Sierra Club Too Late in|Challenging Coal Plant

     (CN) – The 8th Circuit declined to reinstate the Sierra Club’s lawsuit against the owners of a coal-fired power plant in South Dakota, saying the group waited too long to challenge modifications that allegedly increased the plant’s emissions.




     The Sierra Club argued that the plant’s owners and operators — Otter Tail Power Co., MDU Resources Group and Northwestern Energy — made three significant modifications to the Big Stone Generating Station in Big Stone City, S.D., without obtaining the permits required by federal law.
     In 1995, the power plant switched the type of coal used, a change that significantly increased its nitrogen oxide and particulate matter emissions, according to the Sierra Club.

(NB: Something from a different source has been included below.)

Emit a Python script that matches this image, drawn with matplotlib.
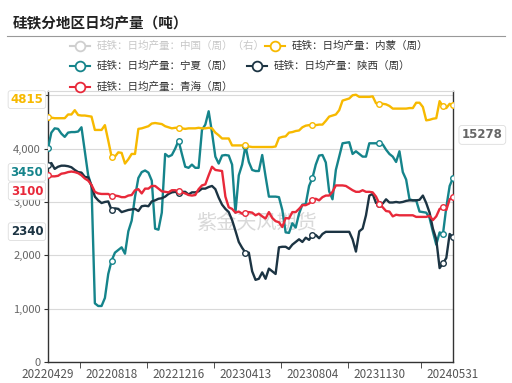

     The next change occurred three years later, when the owners increased the surface area of the boiler’s primary superheater. The Sierra Club said this, too, increased the nitrogen oxide and sulfur dioxide emissions.
     And in 2001, the owners got their permit amended to allow Big Stone to supply steam to a nearby ethanol plant.
     The Sierra Club argued that each of these modifications required a new permit, which the owners did not obtain.
     But a federal judge found the group’s claims untimely, because the Sierra Club didn’t sue until 2008, more than five years after the power plant was last modified.
     The judge also dismissed the environmental group’s claim that the owners needed a new permit for the steam operation because it qualified as a major new source of pollution.
     The federal appeals court in St. Louis upheld the lower court’s ruling. In doing so, it held that the Clean Air Act’s permit requirements apply to new construction or modification, not to “ongoing operations” — an issue never before addressed by the 8th Circuit.
     Had the court taken the “ongoing operations” view, as the Sierra Club urged, the group’s claims would still be viable.
     But the 8th Circuit joined the 11th Circuit in determining that the permit requirement — and any related claims — applies only when the plant was built or modified.
     Another sister court, the 6th Circuit in Cincinnati, reached the opposite conclusion, setting the stage for potential Supreme Court review.
     The 8th Circuit also dismissed the Sierra Club’s claim over the steam operation, saying the group should have raised that issue in administrative proceedings.